Mourinho’nun Fenerbahçe’ye Verdiği Zarar
Mourinho’ya yaptığı eleştirileri tekrarladı ve ona “ne yapsam azdır” dedi. Mourinho’nun sadece kötü antrenörlük yapmakla kalmadığını, “ahlaksız insanlık” yaptığını ve Fenerbahçe’ye ağır zarar verdiğini iddia etti. Onu bir yılana benzeterek, önce diğerlerini hedef aldığını, sonra hakemlere, yayıncı kuruluşa, Okan Buruk’a ve medyaya saldırdığını, en sonunda da Ali Koç’a dalınca kovulduğunu söyledi. “Besle kargayı oysun gözünü” atasözünü kullanarak durumu özetledi.

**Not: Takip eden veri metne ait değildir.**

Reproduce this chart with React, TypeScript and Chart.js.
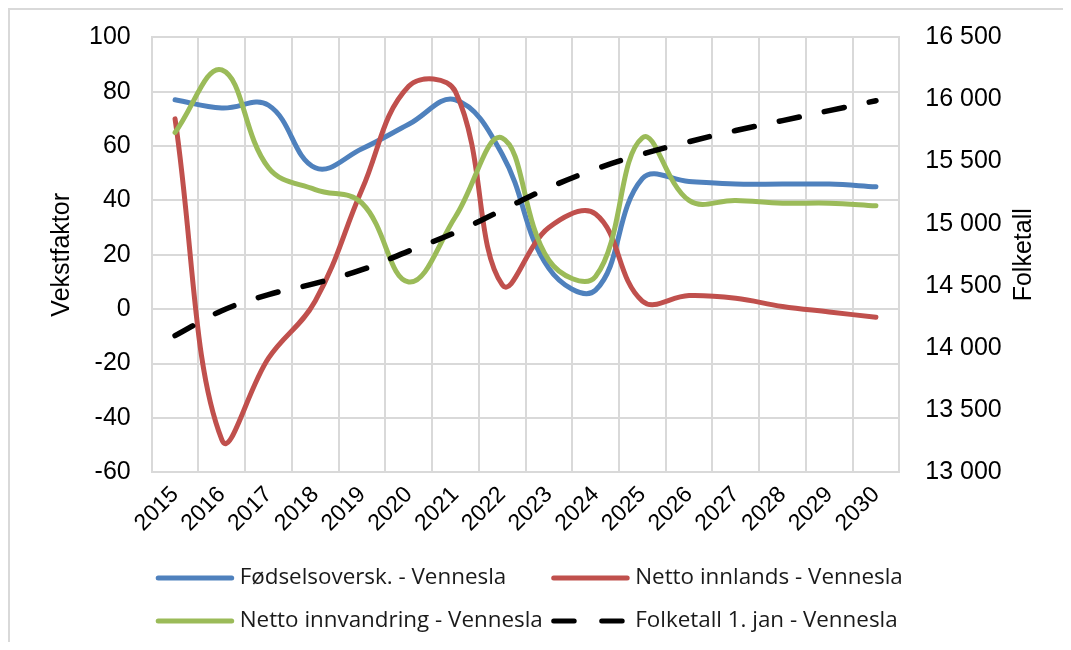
import React, { useEffect, useRef } from 'react';
import { Chart, registerables } from 'chart.js';

Chart.register(...registerables);

const years = ['2015', '2016', '2017', '2018', '2019', '2020', '2021', '2022', '2023', '2024', '2025', '2026', '2027', '2028', '2029', '2030'];
const fodselsoverskudd = [77, 74, 75, 52, 59, 68, 77, 57, 15, 7, 48, 47, 46, 46, 46, 45];
const nettoInnlands = [70, -48, -18, 3, 44, 82, 80, 9, 30, 35, 3, 5, 4, 1, -1, -3];
const nettoInnvandring = [65, 88, 52, 44, 39, 10, 34, 63, 18, 12, 63, 40, 40, 39, 39, 38];
const folketall = [14100, 14300, 14430, 14520, 14630, 14780, 14930, 15110, 15290, 15440, 15560, 15660, 15750, 15830, 15910, 15990];

const seriesNames = [
  'Fødselsoversk. - Vennesla',
  'Netto innlands - Vennesla',
  'Netto innvandring - Vennesla',
  'Folketall 1. jan - Vennesla',
];
const leftTitle = 'Vekstfaktor';
const rightTitle = 'Folketall';

const leftMin = -60;
const leftMax = 100;
const leftStep = 20;
const rightMin = 13000;
const rightMax = 16500;
const rightStep = 500;

const GRID = '#d9d9d9';
const FONT = "'Liberation Sans', Arial, sans-serif";
const LEGEND_FONT = "'Open Sans', sans-serif";

function formatThousands(v: number): string {
  const s = Math.round(v).toString();
  return s.replace(/\B(?=(\d{3})+(?!\d))/g, ' ');
}

const titlesPlugin = {
  id: 'axisTitles',
  afterDraw(chart: any) {
    const { ctx, chartArea } = chart;
    const cy = (chartArea.top + chartArea.bottom) / 2;
    ctx.save();
    ctx.fillStyle = '#000';
    ctx.font = `25px ${FONT}`;
    ctx.textAlign = 'center';
    ctx.textBaseline = 'middle';
    [[52, leftTitle], [1014, rightTitle]].forEach(([x, t]) => {
      ctx.save();
      ctx.translate(x as number, cy);
      ctx.rotate(-Math.PI / 2);
      ctx.fillText(t as string, 0, 0);
      ctx.restore();
    });
    ctx.restore();
  },
};

const legendPlugin = {
  id: 'gridLegend',
  afterDraw(chart: any) {
    const { ctx, chartArea } = chart;
    const colX = [chartArea.left + 4, chartArea.left + 399.5];
    const rowY = [chartArea.bottom + 105.7, chartArea.bottom + 148.7];
    ctx.save();
    ctx.font = `22.4px ${LEGEND_FONT}`;
    ctx.textBaseline = 'middle';
    ctx.textAlign = 'left';
    chart.data.datasets.forEach((ds: any, i: number) => {
      const x = colX[i % 2];
      const y = rowY[Math.floor(i / 2)];
      ctx.strokeStyle = ds.borderColor;
      ctx.lineWidth = 5;
      ctx.lineCap = 'round';
      ctx.beginPath();
      if (ds.borderDash && ds.borderDash.length) {
        ctx.setLineDash([20.5, 27.5]);
        ctx.moveTo(x + 2.5, y);
        ctx.lineTo(x + 71, y);
      } else {
        ctx.setLineDash([]);
        ctx.moveTo(x + 2.5, y);
        ctx.lineTo(x + 76, y);
      }
      ctx.stroke();
      ctx.setLineDash([]);
      ctx.fillStyle = '#1a1a1a';
      ctx.fillText(ds.label, x + 84, y);
    });
    ctx.restore();
  },
};

export default function App() {
  const canvasRef = useRef<HTMLCanvasElement | null>(null);

  useEffect(() => {
    if (!canvasRef.current) return;
    const line = (label: string, data: number[], color: string, axis: string, order: number, extra: any = {}) => ({
      label,
      data,
      borderColor: color,
      backgroundColor: color,
      borderWidth: 5,
      pointRadius: 0,
      tension: 0.4,
      fill: false,
      borderCapStyle: 'round',
      borderJoinStyle: 'round',
      yAxisID: axis,
      order,
      ...extra,
    });
    const fitY = (w: number) => (s: any) => {
      s.width = w;
      s.paddingTop = 0;
      s.paddingBottom = 0;
    };
    const chart = new Chart(canvasRef.current, {
      type: 'line',
      data: {
        labels: years,
        datasets: [
          line(seriesNames[0], fodselsoverskudd, '#4F81BD', 'y', 4),
          line(seriesNames[1], nettoInnlands, '#C0504D', 'y', 3),
          line(seriesNames[2], nettoInnvandring, '#9BBB59', 'y', 2),
          line(seriesNames[3], folketall, '#000000', 'y1', 1, { borderDash: [20, 26], borderWidth: 5.5 }),
        ] as any,
      },
      options: {
        animation: false,
        responsive: true,
        maintainAspectRatio: false,
        events: [],
        layout: { padding: { top: 27.3, left: 0, right: 0, bottom: 0 } },
        plugins: {
          legend: { display: false },
          tooltip: { enabled: false },
        },
        scales: {
          x: {
            type: 'category',
            offset: true,
            grid: { offset: true, color: GRID, lineWidth: 2, drawTicks: false },
            border: { display: true, color: GRID, width: 2 },
            ticks: {
              autoSkip: false,
              minRotation: 45,
              maxRotation: 45,
              padding: 9,
              color: '#000',
              font: { family: FONT, size: 23 },
            },
            afterFit: (s: any) => { s.height = 169.7; },
          },
          y: {
            position: 'left',
            min: leftMin,
            max: leftMax,
            grid: { color: GRID, lineWidth: 2, drawTicks: false },
            border: { display: true, color: GRID, width: 2 },
            ticks: {
              stepSize: leftStep,
              padding: 21,
              color: '#000',
              font: { family: FONT, size: 25 },
            },
            afterFit: fitY(141.7),
          },
          y1: {
            position: 'right',
            min: rightMin,
            max: rightMax,
            grid: { drawOnChartArea: false, drawTicks: false, color: GRID },
            border: { display: true, color: GRID, width: 2 },
            ticks: {
              stepSize: rightStep,
              padding: 26,
              color: '#000',
              font: { family: FONT, size: 25 },
              callback: (v: any) => formatThousands(Number(v)),
            },
            afterFit: fitY(171.7),
          },
        },
      } as any,
      plugins: [titlesPlugin, legendPlugin],
    });
    return () => chart.destroy();
  }, []);

  return (
    <div style={{ borderTop: `2px solid ${GRID}`, borderLeft: `2px solid ${GRID}`, marginRight: -8, background: '#fff' }}>
      <div style={{ position: 'relative', width: '100%', height: 632 }}>
        <canvas ref={canvasRef} />
      </div>
    </div>
  );
}
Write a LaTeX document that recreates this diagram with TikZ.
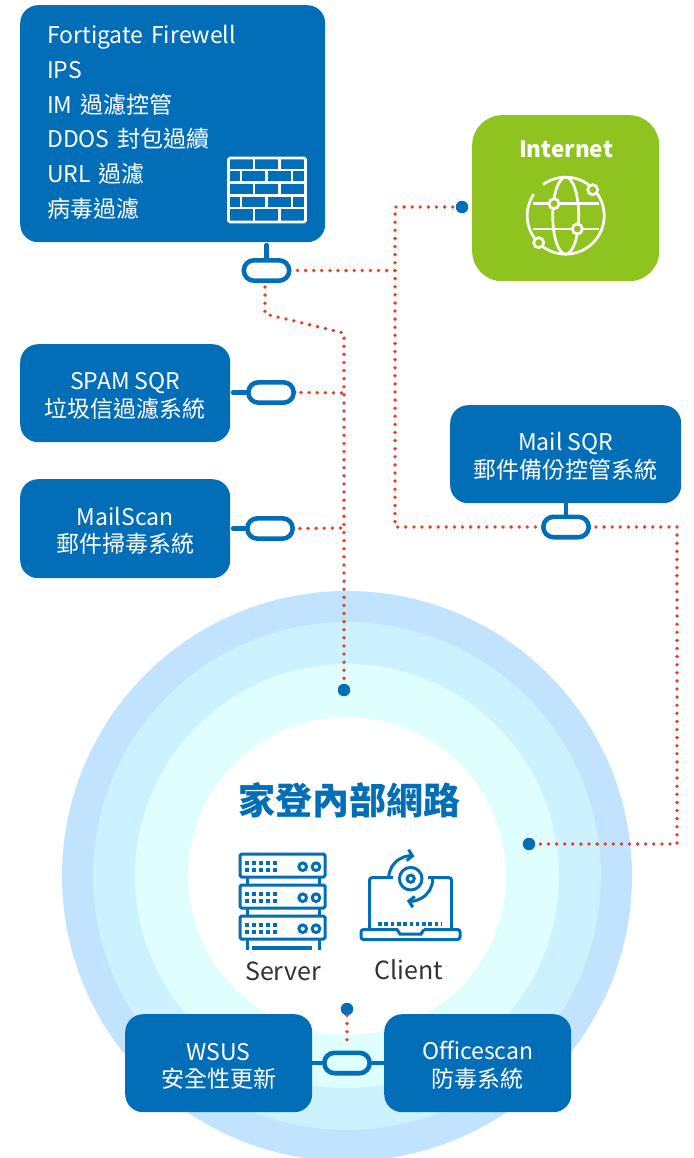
\documentclass[tikz,border=0pt]{standalone}
\usepackage{fontspec}
\setmainfont{Noto Sans CJK TC}
\usetikzlibrary{arrows.meta,calc}
\definecolor{dgblue}{HTML}{036EB8}
\definecolor{dggreen}{HTML}{8FC31F}
\definecolor{dgred}{HTML}{E04428}
\definecolor{ringa}{HTML}{C2E3FD}
\definecolor{ringb}{HTML}{CCF1FF}
\definecolor{ringc}{HTML}{DFFFFF}
\definecolor{inktext}{HTML}{333333}
\newcommand\padtop{\rule{0pt}{23pt}}
\tikzset{
  bluebox/.style={fill=dgblue,rounded corners=18pt,inner sep=0pt,text=white,align=center,font=\fontsize{23}{27.5}\selectfont},
  pill/.style={draw=dgblue,line width=4.6pt,rounded corners=10.2pt,minimum width=45.4pt,minimum height=20.4pt,inner sep=0pt},
  stem/.style={draw=dgblue,line width=4.4pt,line cap=round},
  dots/.style={draw=dgred,line width=3.8pt,line cap=round,dash pattern=on 0pt off 8.1pt},
  enddot/.style={circle,fill=dgblue,minimum size=12.5pt,inner sep=0pt},
  icon/.style={draw=dgblue,line width=3pt},
  iconw/.style={draw=white,line width=2.7pt},
  caption/.style={text=inktext,font=\fontsize{25}{30}\selectfont,inner sep=0pt}
}
\begin{document}
\begin{tikzpicture}[x=1pt,y=-1pt]
\useasboundingbox (0,0) rectangle (693,1158);
\begin{scope}
\clip (0,0) rectangle (693,1158);
\fill[ringa] (347,876) circle (285);
\fill[ringb] (347,876) circle (254);
\fill[ringc] (347,876) circle (212);
\fill[white] (347,876) circle (159);
\end{scope}

% boxes
\node[bluebox,anchor=north west,minimum width=305pt,minimum height=237pt,text width=251pt,align=left,font=\fontsize{23}{34.7}\selectfont] (fw) at (20,5)
 {Fortigate Firewell\\IPS\\IM 過濾控管\\DDOS 封包過續\\URL 過濾\\病毒過濾\rule[-5pt]{0pt}{5pt}};
\node[fill=dggreen,rounded corners=30pt,anchor=north west,minimum width=187pt,minimum height=166pt,inner sep=0pt] (net) at (472,115) {};
\node[text=white,font=\fontsize{22.5}{28}\selectfont\bfseries,inner sep=0pt] (nettext) at (566,149) {Internet};
\node[bluebox,anchor=north west,minimum width=210pt,minimum height=98pt] (spam) at (20,344) {\padtop SPAM SQR\\垃圾信過濾系統};
\node[bluebox,anchor=north west,minimum width=210pt,minimum height=99pt] (scan) at (20,479) {\padtop MailScan\\郵件掃毒系統};
\node[bluebox,anchor=north west,minimum width=231pt,minimum height=98pt] (sqr) at (450,405) {\padtop Mail SQR\\郵件備份控管系統};
\node[bluebox,anchor=north west,minimum width=187pt,minimum height=98pt] (wsus) at (125,1014) {\padtop WSUS\\安全性更新};
\node[bluebox,anchor=north west,minimum width=187pt,minimum height=98pt] (off) at (384,1014) {\padtop Officescan\\防毒系統};

% title and captions
\node[text=dgblue,font=\fontsize{37}{44}\selectfont\bfseries,inner sep=0pt] (title) at (349,800) {家登內部網路};
\node[caption] (srv) at (283,971) {Server};
\node[caption] (cli) at (408.5,970) {Client};

% pills
\node[pill] (p1) at (266.5,270.5) {};
\node[pill] (p2) at (271,392.5) {};
\node[pill] (p3) at (270,528.5) {};
\node[pill] (p4) at (566,527) {};
\node[pill] (p5) at (347,1063) {};

% stems
\draw[stem] (p1.north) -- ++(0,-13);
\draw[stem] (p2.west) -- ++(-13,0);
\draw[stem] (p3.west) -- ++(-12,0);
\draw[stem] (p4.north) -- (p4.north|-sqr.south);
\draw[stem,line cap=butt] (p5.west) -- (wsus.east|-p5);
\draw[stem,line cap=butt] (p5.east) -- (off.west|-p5);

% end dots
\node[enddot] (d1) at (462,207) {};
\node[enddot] (d2) at (344,690) {};
\node[enddot] (d3) at (529,844) {};
\node[enddot] (d4) at (347,1009) {};

% junction coordinates
\coordinate (j1) at (395,270.5);
\coordinate (j2) at (395,207);
\coordinate (j3) at (395,527);
\coordinate (j4) at (265,287);
\coordinate (j5) at (265,314);
\coordinate (j6) at (344,333);
\coordinate (j7) at (677,527);
\coordinate (j8) at (677,844);
\coordinate (j9) at (344,393);
\coordinate (j10) at (344,528);

% dotted connectors
\draw[dots] ($(p1.east)+(6,0)$) -- (j1) -- (j2) -- (d1);
\draw[dots] (j1) -- (j3) -- ($(p4.west)+(-3,0)$);
\draw[dots] ($(p4.east)+(5,0)$) -- (j7) -- (j8) -- (d3);
\draw[dots] (j4) -- (j5) -- (j6) -- (d2);
\draw[dots] ($(p2.east)+(5,0)$) -- (j9);
\draw[dots] ($(p3.east)+(5,0)$) -- (j10);
\draw[dots] (d4) -- ($(p5.north)+(0,-4)$);

% firewall icon
\begin{scope}[draw=white,line width=2.6pt]
\draw[rounded corners=1.5pt] (228.5,158) rectangle (305.5,222);
\foreach \y in {170,182.7,195.4,208.1} \draw (228.5,\y) -- (305.5,\y);
\foreach \x in {254,279.5} {\draw (\x,158) -- (\x,170); \draw (\x,182.7) -- (\x,195.4); \draw (\x,208.1) -- (\x,222);}
\foreach \x in {241,266.7,292} {\draw (\x,170) -- (\x,182.7); \draw (\x,195.4) -- (\x,208.1);}
\end{scope}

% globe icon
\begin{scope}[shift={(565.7,215.7)}]
\draw[iconw] (-38.5*0.588,-38.5*0.809) arc[start angle=-126,end angle=-44,radius=38.5];
\draw[iconw] (38.5*0.719,-38.5*0.695) arc[start angle=-44,end angle=135,radius=38.5];
\draw[iconw] (-38.5*0.707,38.5*0.707) arc[start angle=135,end angle=214,radius=38.5];
\draw[iconw] (0,0) ellipse (13 and 38.5);
\draw[iconw] (-33,-12) -- (33,-12);
\draw[iconw] (-33,13.3) -- (33,13.3);
\foreach \p in {(27,-26),(-11.7,-12),(11.6,13.3),(-27,27)}
  \draw[iconw,fill=dggreen] \p circle (5);
\end{scope}

% server icon
\foreach \t in {854,885,916}{
 \begin{scope}[shift={(0,\t)}]
 \draw[icon,rounded corners=1.5pt] (240,0) rectangle (325,23);
 \foreach \x in {246.7,253.7,260.7,267.7,274.7} \foreach \y in {8.7,16}
   \fill[dgblue] (\x-1.9,\y-1.9) rectangle (\x+1.9,\y+1.9);
 \draw[icon] (302.7,12.7) circle (3.8);
 \draw[icon] (316,12.7) circle (3.8);
 \end{scope}}
\foreach \x in {247,319}{
 \draw[icon] (\x,877) -- (\x,885);
 \draw[icon] (\x,908) -- (\x,916);
 \draw[icon] (\x,939) -- (\x,950);}
\fill[dgblue] (252,946) rectangle (312,950);

% client icon
\draw[icon,rounded corners=2.5pt] (393,877.7) -- (369.5,877.7) -- (369.5,929);
\draw[icon,rounded corners=2.5pt] (428,877.7) -- (451.5,877.7) -- (451.5,929);
\draw[icon,rounded corners=2.5pt] (398,929.5) -- (361,929.5) -- (361,939.5) -- (460,939.5) -- (460,929.5) -- (424,929.5);
\draw[icon] (397,929.5) -- (400,934) -- (421,934) -- (424,929.5);
\draw[draw=dgblue,line width=3.6pt,dash pattern=on 3.6pt off 2.7pt] (378,924) -- (442,924);
\draw[icon] (410.7,878.7) circle (11.3);
\draw[icon] (410.7,878.7) circle (3.6);
\draw[icon,-{Straight Barb[length=5pt,width=11pt]}] (388.7,878) arc[start angle=180,end angle=280,radius=22];
\draw[icon,-{Straight Barb[length=5pt,width=11pt]}] (432.7,879) arc[start angle=0,end angle=100,radius=22];
\end{tikzpicture}
\end{document}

Tedesco’ya “Almanya’nın Ersun Yanalı” Benzetmesi ve 1959 Öncesi Şampiyonluklar
Haşmet Babaoğlu’nun Tedesco’yu “Almanya’nın Ersun Yanalı” olarak benzetmesine katıldığını ifade etti. Tedesco’nun bilimsel verilere dayalı çalışmasının iyi olduğunu ancak bir teknik direktörün maçı okuyabilme ve oyuncularla psikolojik bağ kurabilme yeteneğinin de olması gerektiğini belirtti. Ersun Yanal’ın bu ikincisinde yetersiz kaldığını ima etti.
Mevlüt Tezel’in 1959 öncesi şampiyonlukların sayılması gerektiği yönündeki sorusuna ise kesin bir “evet” yanıtı verdi. Türkiye Futbol Federasyonu’nun 1923’te kurulduğunu hatırlatarak, bu tarihten sonra oynanan bütün mahalli, ulusal veya bölgesel liglerdeki şampiyonlukların sayılması gerektiğini savundu. Baba Hakkı, Turgay Şeren, Lefter gibi efsane isimlerin 1959 öncesinde top koşturduğunu ve onların haklarının yenmemesi gerektiğini vurguladı. Şampiyon Kulüpler Kupası adıyla oynanan turnuvalarda yarı final oynayan Türk takımları olduğunu örnek göstererek, isim değişikliğinin ya da bölgesel olmanın şampiyonluk değerini düşürmemesi gerektiğini belirtti.
Galatasaraylı Futbolcuların Kart Durumları ve Ligdeki Kollanma İddiası
Mevlüt Tezel’in Galatasaraylı futbolcuların milli ve Avrupa maçlarında kolayca kırmızı kart görmesine karşın ligde daha az kart görmesiyle ilgili sorusunu yanıtladı. Barış Alper Yılmaz ve Szalai’nin gereksiz kartlar görmesini yorumlarken, bunun arkasında “dünya baronları” veya “hırs” gibi ihtimallerin olabileceğini söyledi. Barış Alper’in yaşadığı ağır stres ve depresif durumun, milli takımda ilk 11’den kesilmesinin bilinçaltı bir tepkiyle kart görmesine neden olduğunu düşündüğünü ifade etti.
Süper Lig’deki sarı/kırmızı kart tablosu yorumlarına gelince, bu yorumların kesin sonuç olmadığını ancak kendi gözlemlerine göre “özellikle üç büyükler ve üç büyüklerin içinde Galatasaray abartılı şekilde kart konusunda kollanan takım olmuştur” iddiasını ortaya attı. Kart kararlarında hakemden hakeme, hocadan hocasına farklı yorumların olabileceğini ancak bazı pozisyonların net olduğunu belirtti.
Ahmet Çakar, Türk futbolunun sadece skorlardan ibaret olmadığını, derinlerde yatan sorunları, stratejik hataları ve manipülasyonları cesurca dile getirdiği bu programıyla yine gündem yaratmayı başardı.